During his research, Moloney said, “I came across this story and it fascinated me, twice as much because there had been a similar case in Ireland, in County Galway, and that didn’t go down too well either.”

For “San Patricio,” the Chieftains, much as they have for the last three decades, reached out to a variety of guests, starting with Ry Cooder. The American roots musician not only plays and sings on the album, due March 9, but also co-produced it with Moloney after introducing him to many of the Latino performers who signed on to participate.

They include Lila Downs, Los Tigres del Norte, Spanish piper Carlos Nuñez, Los Folkloristas, the Bay Area-based Los Cenzontles, the 90-year-old cancion ranchera singer Chavela Vargas, as well as Latin-music-attuned American musicians Linda Ronstadt and Los Lobos’ David Hidalgo and Cesar Rosas.

Some of those guests will join the Irish band on its tour highlighting the “San Patricio” music, which gets underway next week in Northern California. It reaches the Southland for stops Feb. 21 at the Cerritos Center for the Performing Arts and the following night at Santa Barbara’s Granada Theater, then wraps on March 17 with a St. Patrick’s Day performance in New York City.

“The whole story of the San Patricios hasn’t been told in history books,” Moloney said. “I decided not to have a doom-and-gloom CD, but one with all the different colors of music with traditions of Mexico and Ireland, as well as telling this story.”

It’s a characteristically buoyant outing with the Chieftains, and another marvel of the group’s ability to exploit cultural commonalities rather than differences. The ebullient harp that opens the traditional “La Iguana,” sung by Downs, sounds equal parts Mexican and Irish; the Chieftains’ signature mix of fiddle, tin whistle and Uilleann (Irish) pipes blends seamlessly with the mariachi-like fiddles and guitars behind Downs’ voice.
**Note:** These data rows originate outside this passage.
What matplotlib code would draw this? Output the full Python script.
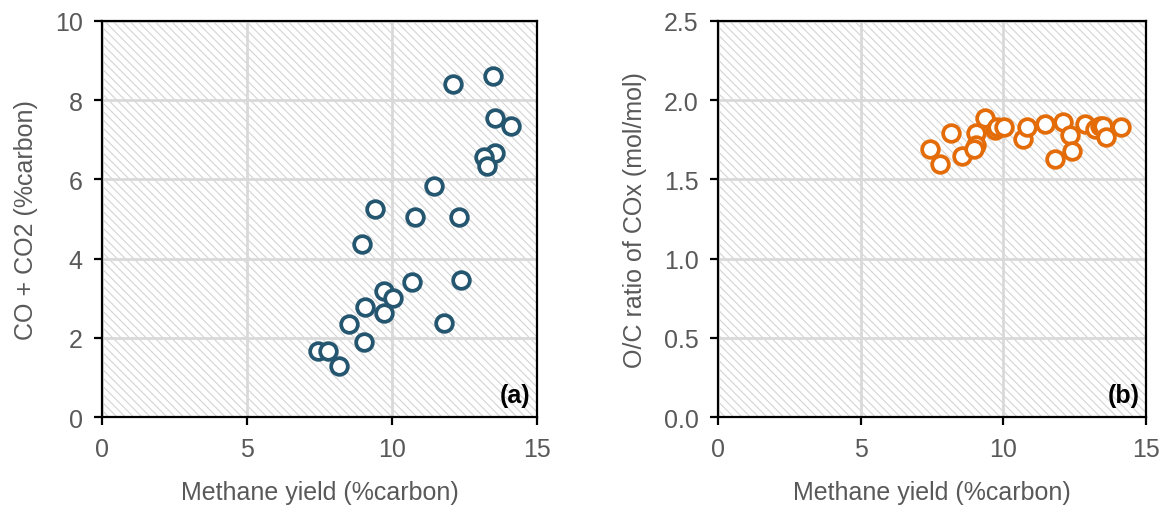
import matplotlib.pyplot as plt
from matplotlib.patches import Rectangle

plt.rcParams["font.family"] = ["Liberation Sans", "DejaVu Sans"]
plt.rcParams["hatch.linewidth"] = 0.8

# panel (a): methane yield vs CO + CO2
yield_a = [12.09, 13.50, 13.56, 14.11, 13.56, 13.18, 13.28, 11.46, 9.40, 10.80,
           12.32, 8.95, 10.68, 12.39, 9.71, 10.02, 9.06, 9.74, 8.52, 11.81,
           9.03, 7.45, 7.81, 8.16]
cox_a = [8.41, 8.61, 7.55, 7.35, 6.67, 6.57, 6.34, 5.84, 5.25, 5.06,
         5.06, 4.37, 3.42, 3.45, 3.18, 3.02, 2.79, 2.64, 2.35, 2.37,
         1.89, 1.66, 1.68, 1.28]

# panel (b): methane yield vs O/C ratio
yield_b = [7.43, 7.78, 8.16, 8.54, 9.04, 9.04, 8.98, 9.37, 9.71, 9.77,
           10.04, 10.68, 10.82, 11.47, 11.81, 12.08, 12.34, 12.42, 12.86, 13.21,
           13.40, 13.50, 13.59, 14.11]
oc_b = [1.69, 1.60, 1.79, 1.65, 1.79, 1.72, 1.69, 1.89, 1.81, 1.83,
        1.83, 1.755, 1.83, 1.85, 1.63, 1.86, 1.78, 1.68, 1.85, 1.82,
        1.84, 1.84, 1.77, 1.83]

grey = "#595959"

fig = plt.figure(figsize=(11.66, 5.10), dpi=100)
ax1 = fig.add_axes([0.0875, 0.180, 0.373, 0.777])
ax2 = fig.add_axes([0.6158, 0.180, 0.367, 0.777])


def style(ax, ymax, ystep, yfmt, ylabel, tag):
    ax.add_patch(Rectangle((0, 0), 1, 1, transform=ax.transAxes, facecolor="white",
                           edgecolor="#d4d4d4", lw=0, hatch="\\\\\\\\", zorder=0))
    ax.set_xlim(0, 15)
    ax.set_ylim(0, ymax)
    ax.set_xticks([0, 5, 10, 15])
    yt = [i * ystep for i in range(int(round(ymax / ystep)) + 1)]
    ax.set_yticks(yt)
    ax.set_yticklabels([yfmt.format(v) for v in yt])
    ax.grid(True, color="#d9d9d9", lw=2)
    ax.set_axisbelow(True)
    for s in ax.spines.values():
        s.set_color("black")
        s.set_linewidth(1.6)
        s.set_zorder(3)
    ax.tick_params(direction="out", length=6, width=1.6, colors="black",
                   labelcolor=grey, labelsize=18, pad=8)
    ax.set_xlabel("Methane yield (%carbon)", fontsize=18, color=grey, labelpad=14)
    ax.set_ylabel(ylabel, fontsize=18, color=grey, labelpad=12)
    ax.text(0.985, 0.025, tag, transform=ax.transAxes, ha="right", va="bottom",
            fontsize=18, fontweight="bold", color="black")


style(ax1, 10, 2, "{:.0f}", "CO + CO2 (%carbon)", "(a)")
style(ax2, 2.5, 0.5, "{:.1f}", "O/C ratio of COx (mol/mol)", "(b)")

ax1.plot(yield_a, cox_a, "o", ms=12, mfc="white", mec="#25566f", mew=2.7, zorder=4)
ax2.plot(yield_b, oc_b, "o", ms=12, mfc="white", mec="#e36c09", mew=2.7, zorder=4)

fig.savefig("out.png", dpi=100)
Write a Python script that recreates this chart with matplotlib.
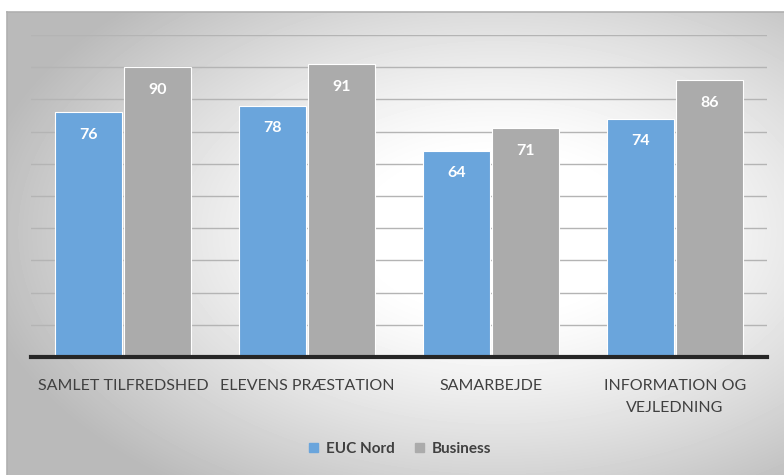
import numpy as np
import matplotlib
matplotlib.use("Agg")
import matplotlib.pyplot as plt
from matplotlib.patches import Rectangle

# chart data
categories = ["SAMLET TILFREDSHED", "ELEVENS PRÆSTATION", "SAMARBEJDE", "INFORMATION OG\nVEJLEDNING"]
euc_nord = [76, 78, 64, 74]
business = [90, 91, 71, 86]
series_names = ["EUC Nord", "Business"]

blue = "#6aa5dc"
gray = "#ababab"
text_col = "#404040"

W, H = 784, 475
fig = plt.figure(figsize=(W / 100, H / 100), dpi=100)
fig.patch.set_facecolor("white")

# radial gradient background of the chart area
bg = fig.add_axes([7 / W, 0, 1 - 7 / W, 1 - 12 / H])
yy, xx = np.mgrid[0:463, 0:777]
cx, cy = 490, 220
d = np.sqrt(((xx - cx) / 500) ** 2 + ((yy - cy) / 300) ** 2)
shade = 1 - 0.27 * np.clip((d - 0.25) / 0.8, 0, 1) ** 1.3
bg.imshow(shade, cmap="gray", vmin=0, vmax=1, aspect="auto", interpolation="bilinear")
bg.set_xticks([])
bg.set_yticks([])
for s in ["right", "bottom"]:
    bg.spines[s].set_visible(False)
for s in ["top", "left"]:
    bg.spines[s].set_color("#b0b0b0")
    bg.spines[s].set_linewidth(1.2)

# plot area
ax = fig.add_axes([31 / W, (H - 357) / H, (767 - 31) / W, (357 - 35) / H])
ax.patch.set_alpha(0)
x = np.arange(len(categories))
w = 0.365
b1 = ax.bar(x - w / 2 - 0.005, euc_nord, w, color=blue, edgecolor="white", linewidth=0.8, zorder=3)
b2 = ax.bar(x + w / 2 + 0.005, business, w, color=gray, edgecolor="white", linewidth=0.8, zorder=3)

for bars in (b1, b2):
    for r in bars:
        ax.text(r.get_x() + r.get_width() / 2, r.get_height() - 7, f"{r.get_height():.0f}",
                ha="center", va="center", color="white", fontsize=11.5, fontweight="bold",
                family="Lato", zorder=4)

ax.set_xlim(-0.5, len(categories) - 0.5)
ax.set_ylim(0, 100)
ax.set_yticks(np.arange(10, 101, 10))
ax.yaxis.grid(True, color="#b4b4b4", linewidth=1.0, zorder=0)
ax.tick_params(axis="y", left=False, labelleft=False)
ax.tick_params(axis="x", bottom=False, pad=12)
ax.set_xticks(x)
ax.set_xticklabels(categories, fontsize=11.5, color=text_col, family="Lato", linespacing=1.75)
for s in ["top", "right", "left"]:
    ax.spines[s].set_visible(False)
ax.spines["bottom"].set_color("#262626")
ax.spines["bottom"].set_linewidth(3)
ax.spines["bottom"].set_zorder(5)

# legend
handles = [Rectangle((0, 0), 1, 1, color=blue), Rectangle((0, 0), 1, 1, color=gray)]
fig.legend(handles, series_names, loc="center", bbox_to_anchor=(400 / W, 1 - 449 / H),
           ncol=2, frameon=False, handlelength=0.6, handleheight=0.6,
           handletextpad=0.5, columnspacing=1.3, prop={"family": "Lato", "size": 11, "weight": "bold"},
           labelcolor=text_col)

fig.savefig("out.png", dpi=100)
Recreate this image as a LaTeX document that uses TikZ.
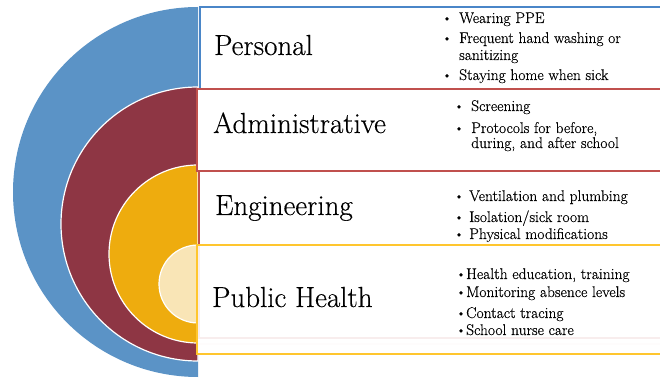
\documentclass[tikz,border=0pt]{standalone}
\usepackage{fontspec}
\setmainfont{Latin Modern Roman}[FakeBold=0.35]
\usepackage{tikz}
\usetikzlibrary{positioning}
\definecolor{ringblue}{HTML}{5B93C6}
\definecolor{ringmaroon}{HTML}{8E3644}
\definecolor{ringgold}{HTML}{EEAC0E}
\definecolor{ringcream}{HTML}{F9E5B6}
\definecolor{edgeblue}{HTML}{4A86C8}
\definecolor{edgered}{HTML}{C0504D}
\definecolor{edgegold}{HTML}{FFC62E}

\begin{document}
\begin{tikzpicture}[x=1pt,y=1pt,
  ring/.style={draw=white,line width=1.2pt},
  tier/.style={draw,fill=white,anchor=north west,minimum width=480pt,inner sep=0pt,line width=1.7pt},
  tiername/.style={anchor=base west,font=\fontsize{29}{34}\selectfont,inner sep=0pt},
  bul/.style={anchor=base,font=\fontsize{15.5}{17}\selectfont,inner sep=0pt},
  itemtext/.style={anchor=base west,font=\fontsize{15.5}{17}\selectfont,inner sep=0pt}
]
\useasboundingbox (0,0) rectangle (660,377);
\fill[ringblue] (198,370) arc[start angle=90,end angle=270,radius=185] -- cycle;
\filldraw[ring,fill=ringmaroon] (198,290) arc[start angle=90,end angle=270,radius=137] -- cycle;
\filldraw[ring,fill=ringgold] (198,212) arc[start angle=90,end angle=270,radius=89] -- cycle;
\filldraw[ring,fill=ringcream] (198,132) arc[start angle=90,end angle=270,radius=39] -- cycle;
\node[tier,draw=edgeblue,minimum height=82pt] (boxP) at (199,371) {};
\node[tier,draw=edgered,minimum height=82pt] (boxA) at (196,289) {};
\node[tier,draw=edgered,minimum height=167pt] (boxE) at (198,207) {};
\draw[edgered!12,line width=1.3pt] (198,33) -- (670,33);
\fill[white,opacity=0.9] (196,133) rectangle (670,24);
\node[tier,draw=edgegold,fill=none,minimum height=109pt] (boxH) at (196,133) {};
\node[tiername] (nameP) at (214,322) {Personal};
\node[tiername] (nameA) at (213,244) {Administrative};
\node[tiername] (nameE) at (215,162) {Engineering};
\node[tiername] (nameH) at (212,70) {Public Health};
\node[bul] (bP1) at (447,354) {\textbullet};
\node[itemtext] (iP1) at (459,354) {Wearing PPE};
\node[bul] (bP2) at (447,334) {\textbullet};
\node[itemtext] (iP2) at (459,334) {Frequent hand washing or};
\node[itemtext] (iP2b) at (459,317) {sanitizing};
\node[bul] (bP3) at (447,297) {\textbullet};
\node[itemtext] (iP3) at (459,297) {Staying home when sick};
\node[bul] (bA1) at (459,266) {\textbullet};
\node[itemtext] (iA1) at (471,266) {Screening};
\node[bul] (bA2) at (459,244) {\textbullet};
\node[itemtext] (iA2) at (471,244) {Protocols for before,};
\node[itemtext] (iA2b) at (471,229) {during, and after school};
\node[bul] (bE1) at (459,176) {\textbullet};
\node[itemtext] (iE1) at (469,176) {Ventilation and plumbing};
\node[bul] (bE2) at (459,155) {\textbullet};
\node[itemtext] (iE2) at (469,155) {Isolation/sick room};
\node[bul] (bE3) at (459,138) {\textbullet};
\node[itemtext] (iE3) at (469,138) {Physical modifications};
\node[bul] (bH1) at (461,98) {\textbullet};
\node[itemtext] (iH1) at (466,98) {Health education, training};
\node[bul] (bH2) at (461,80) {\textbullet};
\node[itemtext] (iH2) at (466,80) {Monitoring absence levels};
\node[bul] (bH3) at (461,59) {\textbullet};
\node[itemtext] (iH3) at (466,59) {Contact tracing};
\node[bul] (bH4) at (461,42) {\textbullet};
\node[itemtext] (iH4) at (466,42) {School nurse care};
\end{tikzpicture}
\end{document}
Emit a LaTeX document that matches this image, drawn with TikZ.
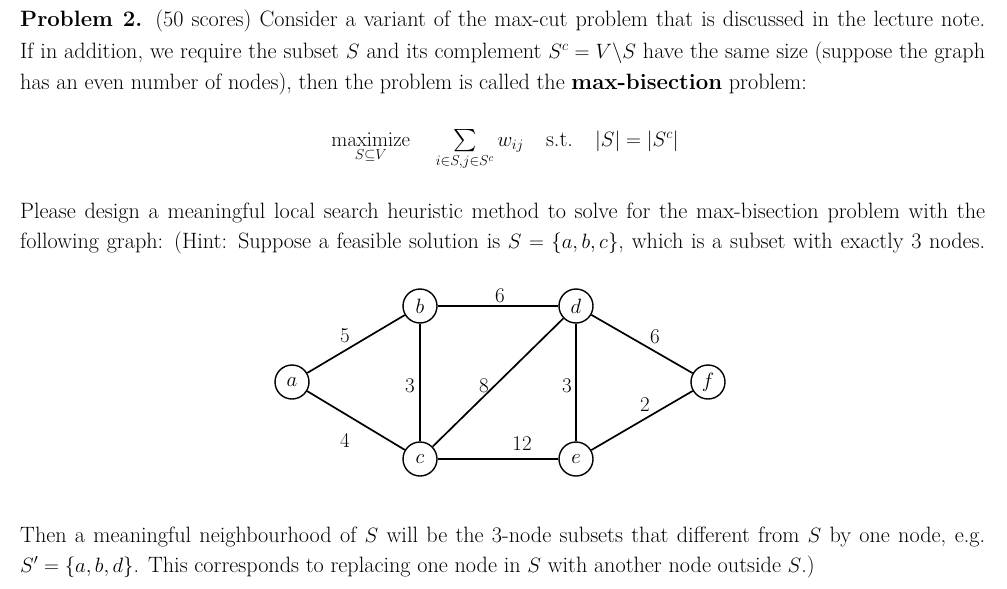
\documentclass[tikz,border=0pt]{standalone}
\usepackage{amsmath,amssymb}
\begin{document}
\begin{tikzpicture}[x=1pt,y=-1pt,
  txt/.style={anchor=base west,inner sep=0pt,font=\fontsize{22.2}{30}\selectfont},
  vtx/.style={circle,draw,line width=1.4pt,minimum size=34pt,inner sep=0pt,font=\fontsize{21}{24}\selectfont},
  edge/.style={line width=1.7pt},
  wl/.style={inner sep=0pt,font=\fontsize{21}{24}\selectfont}]
\useasboundingbox (0,0) rectangle (1007,589);
\node[txt] (l1) at (20,27) {\makebox[965pt][s]{\textbf{Problem 2.} (50 scores) Consider a variant of the max-cut problem that is discussed in the lecture note.}};
\node[txt] (l2) at (20,58) {\makebox[965pt][s]{If in addition, we require the subset $S$ and its complement $S^c=V\backslash S$ have the same size (suppose the graph}};
\node[txt] (l3) at (20,89) {has an even number of nodes), then the problem is called the \textbf{max-bisection} problem:};
\node[txt,anchor=base] (f) at (505,146) {$\displaystyle \operatorname*{maximize}_{S\subseteq V}\quad \textstyle\sum\limits_{i\in S,j\in S^c} w_{ij}\quad \text{s.t.}\quad |S|=|S^c|$};
\node[txt] (l4) at (20,218) {\makebox[965pt][s]{Please design a meaningful local search heuristic method to solve for the max-bisection problem with the}};
\node[txt] (l5) at (20,248) {\makebox[965pt][s]{following graph: (Hint: Suppose a feasible solution is $S=\{a,b,c\}$, which is a subset with exactly 3 nodes.}};
\node[txt] (l6) at (20,542) {\makebox[965pt][s]{Then a meaningful neighbourhood of $S$ will be the 3-node subsets that different from $S$ by one node, e.g.}};
\node[txt] (l7) at (20,572) {$S'=\{a,b,d\}$. This corresponds to replacing one node in $S$ with another node outside $S$.)};
\node[vtx] (a) at (292,382) {$a$};
\node[vtx] (b) at (420,306) {$b$};
\node[vtx] (c) at (420,459) {$c$};
\node[vtx] (d) at (576,306) {$d$};
\node[vtx] (e) at (576,459) {$e$};
\node[vtx] (ff) at (708,382) {$f$};
\draw[edge] (a)--(b); \draw[edge] (a)--(c); \draw[edge] (b)--(c);
\draw[edge] (b)--(d); \draw[edge] (c)--(d); \draw[edge] (c)--(e);
\draw[edge] (d)--(e); \draw[edge] (d)--(ff); \draw[edge] (e)--(ff);
\node[wl] (w1) at (345,336) {5};
\node[wl] (w2) at (500,296) {6};
\node[wl] (w3) at (410,386) {3};
\node[wl] (w4) at (484,386) {8};
\node[wl] (w5) at (567,386) {3};
\node[wl] (w6) at (655,337) {6};
\node[wl] (w7) at (645,405) {2};
\node[wl] (w8) at (345,440) {4};
\node[wl] (w9) at (522,444) {12};
\end{tikzpicture}
\end{document}
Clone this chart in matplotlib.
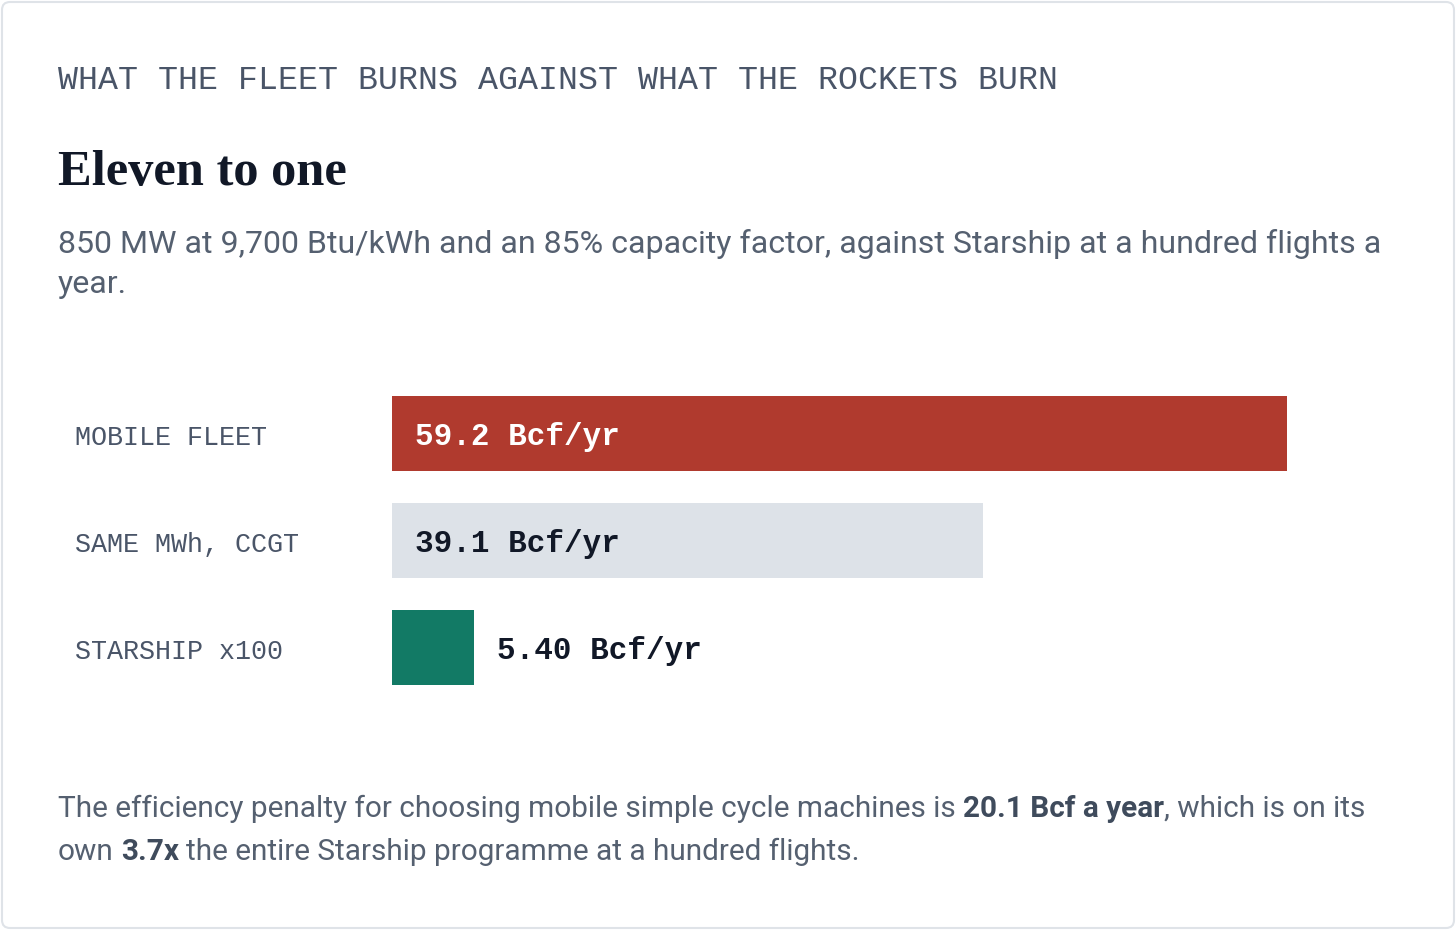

She also sings the traditional waltz-tempo son from Jalisco, “El Relámpago.”

“It’s very emotional for me in a sense,” Downs said in a separate interview from her home in Oaxaca, Mexico. “The Anglo-Scottish side of my family heritage has never been able to surface as much as it has doing this. It’s a beautiful opportunity for me to have those feelings merge when I listen to the music.”

Ronstadt chose “A la Orilla de un Palmar” (At the Edge of the Palm Grove), a song she grew up hearing her grandparents sing, and Cooder contributed two originals, one of which, “The Sands of Mexico,” adopts the voice of a San Patricio soldier, explaining the unit’s decision to follow their consciences rather than their commanding officers.

Moloney noted that many of the Irish soldiers were recent immigrants forced to leave their native country because of the great famine that ravaged the Emerald Isle in the mid-19th century.

“What happened was that when they get off the boat from Ireland, they were handed rifles and told ‘Off you go to shoot these Mexicans,’ ” he said. “They decided they didn’t like killing other Catholics on the orders of Protestant generals.”

Moloney drafted a couple of his countrymen for the project, including Clannad singer Moya Brennan for the heart-rending Irish air “Lullaby for the Dead,” the lament of a woman who has lost her love. He also tapped Liam Neeson to narrate “March to Battle (Across the Rio Grande),” a stirring processional composed by Moloney, masterfully pairing the Irish bodhran drum with the stentorian sound of a Mexican pipe-and-drum unit:

We’ve disappeared from history

Like footprints in the sand

But our song is in the tumbleweed

Our blood is in this land

But if in the desert moonlight

You see a ghostly band

We are the men who died for freedom

Across the Rio Grande

Moloney was surprised to learn that an early 20th century tribute to Mexican revolutionary Pancho Villa, “Persecución de Villa,” included on the album, has a melody virtually identical to “Kevin Barry,” a song from the same period about a young member of the Irish Republican Army executed for his role in fomenting rebellion.

It was a dramatic illustration of the payoff of collaborating with musicians, many of whom Moloney hadn’t worked with before. Despite language barriers and differing regional instruments, the performers turned out to be quite similar at their cores.

“When we met Los Tigres, we went out to dinner with them before recording,” Moloney said. “They’re almost 50 years together, like ourselves, and we started to talk about our customs.

“I told them about visiting my grandmother when I would I go on holidays,” he said. “She had a little cottage in the mountains in the midlands of Ireland, which had no electricity. It was a really small farm, and when all the work was done in the evening time, they would sit around and start telling stories. Eventually the fiddle would come off the dresser and the music and the dancing would start.

“They said it was exactly the same for them,” he said. “It broke down all the barriers.”